Telangana is charging at least Rs 8,000 to put its returning citizens in quarantine at hotels for a week, raising concern among former Gulf workers who have large debts, little savings and few job prospects at home.

Mahender Deepkonda, who lost his security guard job in Qatar in March, said he had to take out a fresh loan to pay for a flight home in May and was falling ever deeper into debt.

“The cycle (of repayment) is broken. My outstanding loan amount has gone up by three times,” said Deepkonda, 38, who paid Rs 15,000 for a two-week hotel quarantine before Telangana reduced the fee and period in May as per central guidelines.

“I earn Rs 500 as daily wages for farm labour in my village,” he told the Thomson Reuters Foundation by phone from Jagtial. “I don’t know when I will be able to repay this loan.”

Arvinder Singh, Telangana deputy secretary for non-resident Indian affairs, said returning workers were charged for travel and quarantine “as per the government of India guidelines”.

The official declined to give further details, and did not specify how many returnees had been charged for quarantine. An estimated 9 million Indian migrants work in the Gulf states with most of them in low-and semi-skilled jobs, the United Nations International Labour Organization says.

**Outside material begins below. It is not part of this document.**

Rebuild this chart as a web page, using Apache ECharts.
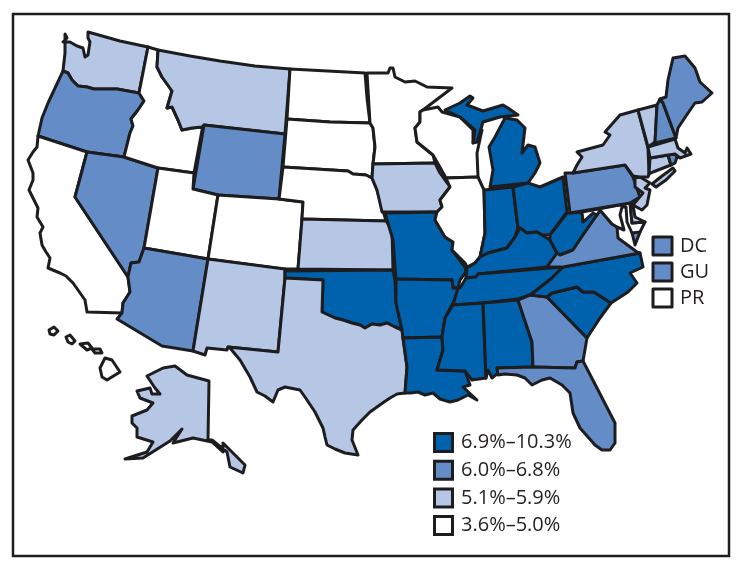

About 500,000 overseas citizens have returned home since May, either flown or sailed home by the government or put on chartered flights sponsored by companies and community groups.

Kerala has received the most arrivals of all Indian states — with at least 135,000 people from the UAE, Saudi Arabia and Qatar alone, according to government data — yet the state has not imposed a quarantine fee on its returnees.